Do you think $500 per month income is the bare minimum for a comfortable lifestyle? Is a $1 coffee cheap? Would you call $300 per month for a private room in a gorgeous villa a steal-deal?
Of course, your answer depends on a multitude of factors. But if you keep all the variables constant, you will still get different answers from people from different parts of the world.
Almost everything serious about “working + travelling” lifestyle is written, said and discussed from a Western point of view. Here’s an account of what’s it like being a digital nomad from a developing country.
Back in India
Just over a year ago when I was in university in Kolkata (India), I was paying less than $3 per month for my tuition fee, $30 per month for a shared apartment, 30 cents (minimum) for a meal in small restaurants, and 12 cents for a bus ride across the city.
The insanely low cost of living in India clouded my sense of ‘money vs value’ when I travelled abroad. I still pay $4 for a cup of coffee. But not before converting local currency into Indian Rupees in my head and pondering, for a moment, about how much it would have cost back home.

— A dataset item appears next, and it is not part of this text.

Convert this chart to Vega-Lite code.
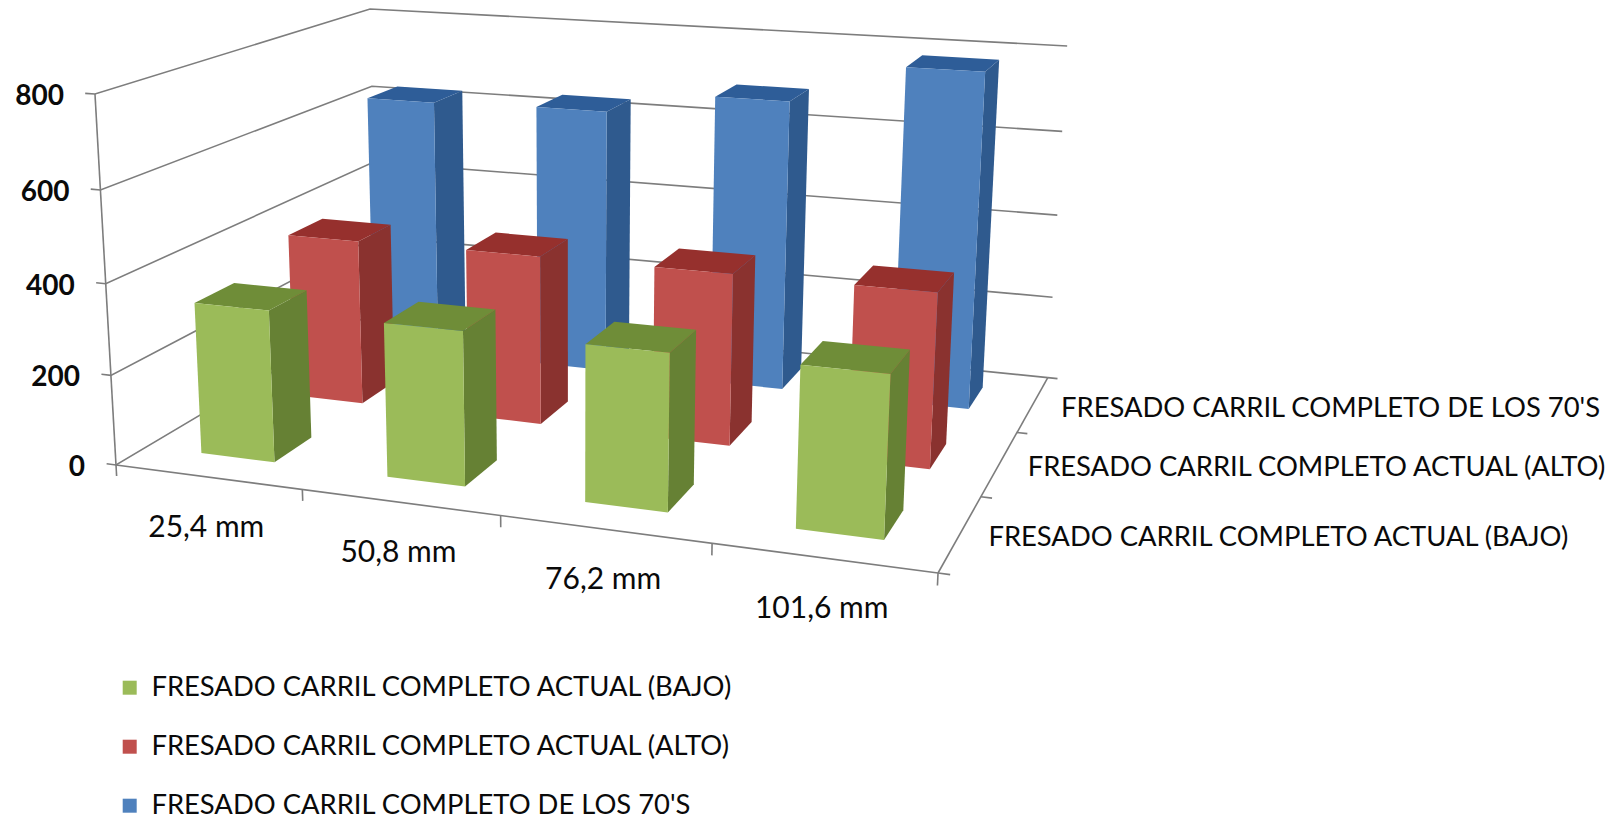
{
  "$schema": "https://vega.github.io/schema/vega-lite/v6.json",
  "width": 1623,
  "height": 817,
  "padding": 0,
  "autosize": "none",
  "background": "white",
  "config": {"view": {"stroke": null}, "text": {"font": "Lato", "color": "#0a0a0a"}},
  "layer": [
    {
      "data": {"values": [
        {"line":"grid 800","step":0,"u":-0.013,"v":0,"value":800},{"line":"grid 800","step":1,"u":0,"v":0,"value":800},{"line":"grid 800","step":2,"u":0,"v":1,"value":800},{"line":"grid 800","step":3,"u":1,"v":1,"value":800},
        {"line":"grid 600","step":0,"u":-0.013,"v":0,"value":600},{"line":"grid 600","step":1,"u":0,"v":0,"value":600},{"line":"grid 600","step":2,"u":0,"v":1,"value":600},{"line":"grid 600","step":3,"u":1,"v":1,"value":600},
        {"line":"grid 400","step":0,"u":-0.013,"v":0,"value":400},{"line":"grid 400","step":1,"u":0,"v":0,"value":400},{"line":"grid 400","step":2,"u":0,"v":1,"value":400},{"line":"grid 400","step":3,"u":1,"v":1,"value":400},
        {"line":"grid 200","step":0,"u":-0.013,"v":0,"value":200},{"line":"grid 200","step":1,"u":0,"v":0,"value":200},{"line":"grid 200","step":2,"u":0,"v":1,"value":200},{"line":"grid 200","step":3,"u":1,"v":1,"value":200},
        {"line":"grid 0","step":0,"u":-0.013,"v":0,"value":0},{"line":"grid 0","step":1,"u":0,"v":0,"value":0},{"line":"grid 0","step":2,"u":0,"v":1,"value":0},{"line":"grid 0","step":3,"u":1,"v":1,"value":0},
        {"line":"value axis","step":0,"u":0,"v":0,"value":0},{"line":"value axis","step":1,"u":0,"v":0,"value":800},
        {"line":"category axis","step":0,"u":0,"v":0,"value":0},{"line":"category axis","step":1,"u":1,"v":0,"value":0},
        {"line":"series axis","step":0,"u":1,"v":0,"value":0},{"line":"series axis","step":1,"u":1,"v":1,"value":0},
        {"line":"category tick 0","step":0,"u":0,"v":0,"value":0},{"line":"category tick 0","step":1,"u":0,"v":0,"value":-25},
        {"line":"category tick 1","step":0,"u":0.25,"v":0,"value":0},{"line":"category tick 1","step":1,"u":0.25,"v":0,"value":-25},
        {"line":"category tick 2","step":0,"u":0.5,"v":0,"value":0},{"line":"category tick 2","step":1,"u":0.5,"v":0,"value":-25},
        {"line":"category tick 3","step":0,"u":0.75,"v":0,"value":0},{"line":"category tick 3","step":1,"u":0.75,"v":0,"value":-25},
        {"line":"category tick 4","step":0,"u":1,"v":0,"value":0},{"line":"category tick 4","step":1,"u":1,"v":0,"value":-25},
        {"line":"series tick 0","step":0,"u":1,"v":0,"value":0},{"line":"series tick 0","step":1,"u":1.013,"v":0,"value":0},
        {"line":"series tick 1","step":0,"u":1,"v":0.3333,"value":0},{"line":"series tick 1","step":1,"u":1.013,"v":0.3333,"value":0},
        {"line":"series tick 2","step":0,"u":1,"v":0.6667,"value":0},{"line":"series tick 2","step":1,"u":1.013,"v":0.6667,"value":0},
        {"line":"series tick 3","step":0,"u":1,"v":1,"value":0},{"line":"series tick 3","step":1,"u":1.013,"v":1,"value":0}
      ]},
      "transform": [
        {"calculate": "datum.value/800", "as": "w"},
        {"calculate": "(116+708.9*datum.u+353.8*datum.v-25.2*datum.w)/(1-0.1206*datum.u+0.2455*datum.v-0.044*datum.w)", "as": "px"},
        {"calculate": "(465+38.9*datum.u-79.1*datum.v-375.1*datum.w)/(1-0.1206*datum.u+0.2455*datum.v-0.044*datum.w)", "as": "py"}
      ],
      "mark": {"type": "line", "color": "#7d7d7d", "strokeWidth": 1.6},
      "encoding": {
        "x": {"field": "px", "type": "quantitative", "axis": null, "scale": {"domain": [0, 1623], "nice": false, "zero": false}},
        "y": {"field": "py", "type": "quantitative", "axis": null, "scale": {"domain": [817, 0], "nice": false, "zero": false}},
        "detail": {"field": "line"},
        "order": {"field": "step", "type": "quantitative"}
      }
    },
    {
      "data": {"values": [
        {"category":"25,4 mm","serie":"FRESADO CARRIL COMPLETO DE LOS 70'S","valor":629},
        {"category":"50,8 mm","serie":"FRESADO CARRIL COMPLETO DE LOS 70'S","valor":635},
        {"category":"76,2 mm","serie":"FRESADO CARRIL COMPLETO DE LOS 70'S","valor":687},
        {"category":"101,6 mm","serie":"FRESADO CARRIL COMPLETO DE LOS 70'S","valor":781},
        {"category":"25,4 mm","serie":"FRESADO CARRIL COMPLETO ACTUAL (ALTO)","valor":385},
        {"category":"50,8 mm","serie":"FRESADO CARRIL COMPLETO ACTUAL (ALTO)","valor":388},
        {"category":"76,2 mm","serie":"FRESADO CARRIL COMPLETO ACTUAL (ALTO)","valor":388},
        {"category":"101,6 mm","serie":"FRESADO CARRIL COMPLETO ACTUAL (ALTO)","valor":388},
        {"category":"25,4 mm","serie":"FRESADO CARRIL COMPLETO ACTUAL (BAJO)","valor":337},
        {"category":"50,8 mm","serie":"FRESADO CARRIL COMPLETO ACTUAL (BAJO)","valor":336},
        {"category":"76,2 mm","serie":"FRESADO CARRIL COMPLETO ACTUAL (BAJO)","valor":335},
        {"category":"101,6 mm","serie":"FRESADO CARRIL COMPLETO ACTUAL (BAJO)","valor":338}
      ]},
      "transform": [
        {"calculate": "indexof(['25,4 mm','50,8 mm','76,2 mm','101,6 mm'],datum.category)", "as": "ci"},
        {"calculate": "indexof(['FRESADO CARRIL COMPLETO ACTUAL (BAJO)','FRESADO CARRIL COMPLETO ACTUAL (ALTO)',\"FRESADO CARRIL COMPLETO DE LOS 70'S\"],datum.serie)", "as": "si"},
        {"calculate": "[{face:'side',step:0,su:1,sv:-1,up:0},{face:'side',step:1,su:1,sv:1,up:0},{face:'side',step:2,su:1,sv:1,up:1},{face:'side',step:3,su:1,sv:-1,up:1},{face:'top',step:0,su:-1,sv:-1,up:1},{face:'top',step:1,su:1,sv:-1,up:1},{face:'top',step:2,su:1,sv:1,up:1},{face:'top',step:3,su:-1,sv:1,up:1},{face:'front',step:0,su:-1,sv:-1,up:0},{face:'front',step:1,su:1,sv:-1,up:0},{face:'front',step:2,su:1,sv:-1,up:1},{face:'front',step:3,su:-1,sv:-1,up:1}]", "as": "vertex"},
        {"flatten": ["vertex"]},
        {"calculate": "(datum.ci+0.5)/4+datum.vertex.su*0.05", "as": "u"},
        {"calculate": "(datum.si+0.5)/3+datum.vertex.sv*0.0667", "as": "v"},
        {"calculate": "datum.vertex.up*datum.valor/800", "as": "w"},
        {"calculate": "datum.vertex.step", "as": "step"},
        {"calculate": "datum.category+'|'+datum.si+'|'+datum.vertex.face", "as": "faceId"},
        {"calculate": "datum.vertex.face=='front'?datum.serie:datum.serie+'|'+datum.vertex.face", "as": "shade"},
        {"calculate": "(116+708.9*datum.u+353.8*datum.v-25.2*datum.w)/(1-0.1206*datum.u+0.2455*datum.v-0.044*datum.w)", "as": "px"},
        {"calculate": "(465+38.9*datum.u-79.1*datum.v-375.1*datum.w)/(1-0.1206*datum.u+0.2455*datum.v-0.044*datum.w)", "as": "py"}
      ],
      "mark": {"type": "line", "strokeWidth": 0},
      "encoding": {
        "x": {"field": "px", "type": "quantitative"},
        "y": {"field": "py", "type": "quantitative"},
        "detail": {"field": "faceId"},
        "order": {"field": "step", "type": "quantitative"},
        "fill": {
          "field": "shade",
          "type": "nominal",
          "scale": {
            "domain": [
              "FRESADO CARRIL COMPLETO ACTUAL (BAJO)",
              "FRESADO CARRIL COMPLETO ACTUAL (ALTO)",
              "FRESADO CARRIL COMPLETO DE LOS 70'S",
              "FRESADO CARRIL COMPLETO ACTUAL (BAJO)|side",
              "FRESADO CARRIL COMPLETO ACTUAL (ALTO)|side",
              "FRESADO CARRIL COMPLETO DE LOS 70'S|side",
              "FRESADO CARRIL COMPLETO ACTUAL (BAJO)|top",
              "FRESADO CARRIL COMPLETO ACTUAL (ALTO)|top",
              "FRESADO CARRIL COMPLETO DE LOS 70'S|top"
            ],
            "range": ["#9BBB59", "#C0504D", "#4F81BD", "#668134", "#8A322F", "#2F5A8E", "#6F8D38", "#96302D", "#2E5D98"]
          },
          "legend": {
            "title": null,
            "orient": "none",
            "legendX": 116,
            "legendY": 674,
            "padding": 0,
            "values": ["FRESADO CARRIL COMPLETO ACTUAL (BAJO)", "FRESADO CARRIL COMPLETO ACTUAL (ALTO)", "FRESADO CARRIL COMPLETO DE LOS 70'S"],
            "symbolType": "square",
            "symbolSize": 196,
            "symbolStrokeWidth": 0,
            "labelFont": "Lato",
            "labelFontSize": 27.4,
            "labelColor": "#0a0a0a",
            "labelLimit": 800,
            "labelOffset": 8,
            "rowPadding": 30
          }
        }
      }
    },
    {
      "data": {"values": [{"value":0},{"value":200},{"value":400},{"value":600},{"value":800}]},
      "transform": [
        {"calculate": "datum.value/800", "as": "w"},
        {"calculate": "(116-25.2*datum.w)/(1-0.044*datum.w)", "as": "px"},
        {"calculate": "(465-375.1*datum.w)/(1-0.044*datum.w)", "as": "py"}
      ],
      "mark": {"type": "text", "align": "right", "baseline": "middle", "dx": -31, "dy": 3, "fontSize": 28, "fontWeight": "bold"},
      "encoding": {
        "x": {"field": "px", "type": "quantitative"},
        "y": {"field": "py", "type": "quantitative"},
        "text": {"field": "value", "type": "quantitative", "format": "d"}
      }
    },
    {
      "data": {"values": [{"category":"25,4 mm"},{"category":"50,8 mm"},{"category":"76,2 mm"},{"category":"101,6 mm"}]},
      "transform": [
        {"calculate": "(indexof(['25,4 mm','50,8 mm','76,2 mm','101,6 mm'],datum.category)+0.5)/4", "as": "u"},
        {"calculate": "(116+708.9*datum.u)/(1-0.1206*datum.u)", "as": "px"},
        {"calculate": "(465+38.9*datum.u)/(1-0.1206*datum.u)", "as": "py"}
      ],
      "mark": {"type": "text", "align": "center", "baseline": "middle", "dx": -1.5, "dy": 51, "fontSize": 30},
      "encoding": {
        "x": {"field": "px", "type": "quantitative"},
        "y": {"field": "py", "type": "quantitative"},
        "text": {"field": "category", "type": "nominal"}
      }
    },
    {
      "data": {"values": [
        {"serie":"FRESADO CARRIL COMPLETO ACTUAL (BAJO)"},
        {"serie":"FRESADO CARRIL COMPLETO ACTUAL (ALTO)"},
        {"serie":"FRESADO CARRIL COMPLETO DE LOS 70'S"}
      ]},
      "transform": [
        {"calculate": "(indexof(['FRESADO CARRIL COMPLETO ACTUAL (BAJO)','FRESADO CARRIL COMPLETO ACTUAL (ALTO)',\"FRESADO CARRIL COMPLETO DE LOS 70'S\"],datum.serie)+0.5)/3", "as": "v"},
        {"calculate": "(116+708.9+353.8*datum.v)/(1-0.1206+0.2455*datum.v)", "as": "px"},
        {"calculate": "(465+38.9-79.1*datum.v)/(1-0.1206+0.2455*datum.v)", "as": "py"}
      ],
      "mark": {"type": "text", "align": "left", "baseline": "middle", "dx": 28, "dy": 4.5, "fontSize": 27.4},
      "encoding": {
        "x": {"field": "px", "type": "quantitative"},
        "y": {"field": "py", "type": "quantitative"},
        "text": {"field": "serie", "type": "nominal"}
      }
    }
  ]
}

If you have ever wondered why the majority of location independent freelancers, entrepreneurs and remote workers are from the West, this is the primary reason: they are in a better position to leverage the difference of purchasing power. The average pay in developing countries is so less that it’s difficult for an average person to lead a location independent lifestyle for a sustained period.
I realised early into my career that working with local clients wasn’t an option for me. I thought I had deciphered the puzzle, except, I didn’t. Coming from a developing country, finding quality clients from the US, Europe or Australia was a huge challenge. Once, a prospect tried to lower my rate to 1/3 of what we initially agreed when she found I am an Indian.
The work and money issue can be resolved. But not my passport. Except for a few African, South-East Asian and small island countries, I can count the number of countries I can visit visa-free/visa-on-arrival/e-visa on my fingers. I have to provide a detailed cover letter, bank statement and confirmed return tickets and accommodation proof while applying for visas to most countries. And I have to apply for the visa from their respective embassies which is 400 km away from my home. I envy my Western friends who can be so flexible in planning their trips.
Okay…enough ranting and whining. The point of this article is not to complain but to point out how digital nomad lifestyle is different for western and non-western citizens. And why there are so less digital nomads from the developing world. I would have loved to shed some light on the advantages of being a non-westerner over a westerner but I couldn’t think of any.
Do these issues bother me? Definitely. However, I don’t think I have a critical disadvantage in any way. I’ve access to the internet like every digital nomad. If I have the skills to get things done – no matter which country I grew up in. If planned smartly, visas are not much of a hassle either. These issues don’t warrant excuses for not designing the life you want.